Entrepreneurs: How to Use Networking to Market Your Business and Yourself

by Chris Brown on Friday, November 6, 2009

Today’s post is written as a resource for the Kent State University Entrepreneur Extravaganza.

As an entrepreneur, I’ve come to realize that knowing how to improve your networking will improve your ability to market and brand your business.

Why is networking so important to entrepreneurs?

  1. Starting and running a business requires  many facets of talent and experience.
  2.  Having friends and business acquaintances who can help you find the right answers and resources is powerful.
  3. By networking you get connected to other people who can and will help.
  4. When you know a lot of people, there are more answers at your fingertips
  5. As an entrepreneur, you need resources to bring your idea to market

Step-by Step Networking:

Keep your business cards in your right pocket, with your left pocket free to put their business cards.  If there are name tags provided put it on the right side of our lapel (people look to the right  when they shake hands.)

Don’t have a plate of food in one hand and a drink in the other.  How can  you shake hands? Grasp a business card? Don’t be chewing when someone wants to introduce you to someone else.  Just because there is food there, doesn’t mean you have to eat it.

Depending on the event, on your way there think about some casual small talk subjects for some of the casual conversations: weather, sports or other general, non controversial topics.  Have some short good answers ready for the common opening questions: where are you from? how did you get involved in this organization (if the event is hosted by an organization) and the favorite: “what do you do?”

A good networker is always ready for the what to you do with their 30 second commercial/elevator speech.  I’ve found that just launching into the full 30 seconds is a real conversation killer, so be prepared to  have a more back and forth conversation.

The 30 second commercial works when you are seated in a room of business professionals and the person at the microphone says: let’s go around the room and introduce ourselves, where we are from and what we do.  When it’s your turn, you stand, take a breath and tell the group who you help, why it is helpful to them, the name of your company and your name.  Meanwhile, you’ll be listening to the others to figure out who else you’ll need to meet before the event is over.

After the event:
Follow up after an event makes all the difference.  Either enter the contacts into your database or use an online contact system like Linked In.  Send an email to the person you promised to supply information to. Write a handwritten note to someone you will want to stay in contact with.  Perhaps schedule a phone call or meet for coffee to get to know more about the person and their resources.

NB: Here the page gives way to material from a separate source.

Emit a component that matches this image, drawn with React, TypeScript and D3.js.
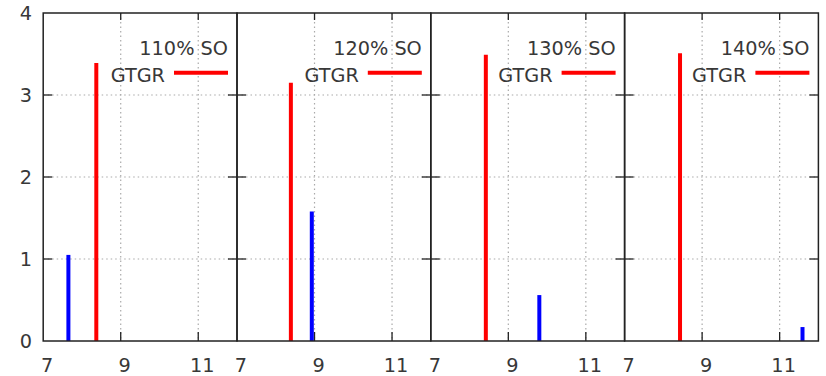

You’ll want to reach out and connect two people who could help each other. That is where networking really gets strong.  When you become the connector you become the resource.

Online Networking
Many of the same concepts apply on line.  Your 30 second commercial is incorporated into your summary statement on LinkedIn. Or much shorter on your 140 character profile on Twitter.  Some advantages of online networking: you can move at your own pace, on your own time. It is searchable to find who you want or what you need, even when you don’t remember or know their name.

Networking on line or in person is a key for entrepreneurs.